Mais, au fait, le citoyen Loriot, qui n’aime pas la diplomatie secrète, devrait bien publier la lettre à laquelle l’étrange missive de Lénine constitue une réponse ?
Tout cela, d’ailleurs, ne nous empêchera pas de défendre de toute notre âme la Révolution russe et la République des Soviets – qui sont bien au-dessus de ces pauvres polémiques.
Jean Longuet »)). Ce numéro de son journal, Longuet me l’a adressé en même temps que le manifeste du « Comité pour la reconstruction de l’Internationale ». Dans ce manifeste, deux projets de résolution sont insérés, en vue du prochain congrès du parti socialiste français qui aura lieu à Strasbourg. Il est signé, au nom du « Comité pour la reconstruction de l’Internationale » par 24 personnes : Amédée Dunois, la citoyenne Fanny Clar, Caussy, Délépine, Paul Faure, L.-O. Frossard, Eugène Frot, Gourdeau, la citoyenne Leiciague, Le Troquer, Paul Louis, Jean Longuet, Maurice Maurin, Mayéras, Mouret, Mauranges, Palicot((Dans le numéro 19-20 (première année) du Bulletin communiste (22 juillet 1920) figure la note suivante : « Reconstructeur malgré lui – Notre camarade Palicot nous signale qu’il n’a jamais signé la motion présentée par les reconstructeurs au Congrès de Strasbourg. Ceux-ci ont abusé de son nom. Lénine ayant cité les noms des signataires, dans l’article que nous avons publié (N° 15) et où il administre une sévère mais juste leçon à Longuet et aux longuettistes, Palicot tient a être mis à sa vraie place, c’est-a-dire parmi nous. »)), Pécher, la citoyenne Marianne Rauze, Daniel Renoult, Servantier, Sixte-Quenin, Tomasi, Verfeuil.
Il me paraît superflu de répondre aux griefs et aux attaques de Jean Longuet : l’article de F. Loriot, dans la Vie Ouvrière du 16 janvier 1920, sous le titre : « Tout doux, Longuet ! », et celui de Trotsky dans le numéro de l’Internationale Communiste intitulé : « Jean Longuet », constituent des réponses suffisantes.
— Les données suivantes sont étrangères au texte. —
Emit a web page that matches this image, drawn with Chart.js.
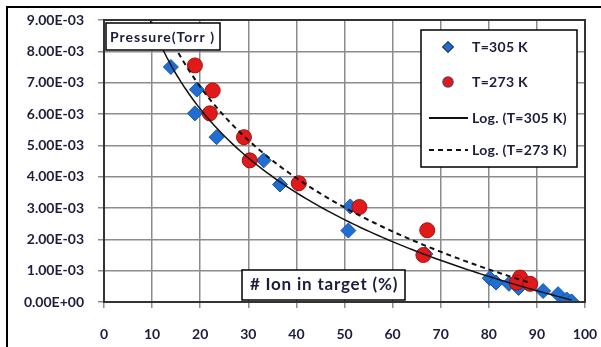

Il reste bien peu de chose à y ajouter. Sans doute, il conviendrait de réunir toutes les pièces relatives à l’histoire de l’échec de la grève du 21 juillet 1919. Mais, de Moscou, je ne suis pas en mesure de le faire. Il m’a seulement été donné de voir dans un journal communiste autrichien un extrait de l’Avanti où se trouve divulgué le misérable rôle joué dans cette affaire par un des plus ignobles social-traîtres (ou anarchistes-traîtres ?), le braillard ex-syndicaliste Jouhaux. Pourquoi donc Longuet ne chargerait-il pas quelqu’un de ce travail si facile à Paris, et qui consisterait à réunir tous les documents, toutes les notes, tous les articles des journaux communistes européens, toutes les interviews spéciales se rapportant à l’échec de la grève du 21 juillet et à tous les chefs et personnages intéressés ? Nous éditerions cet ouvrage avec enthousiasme.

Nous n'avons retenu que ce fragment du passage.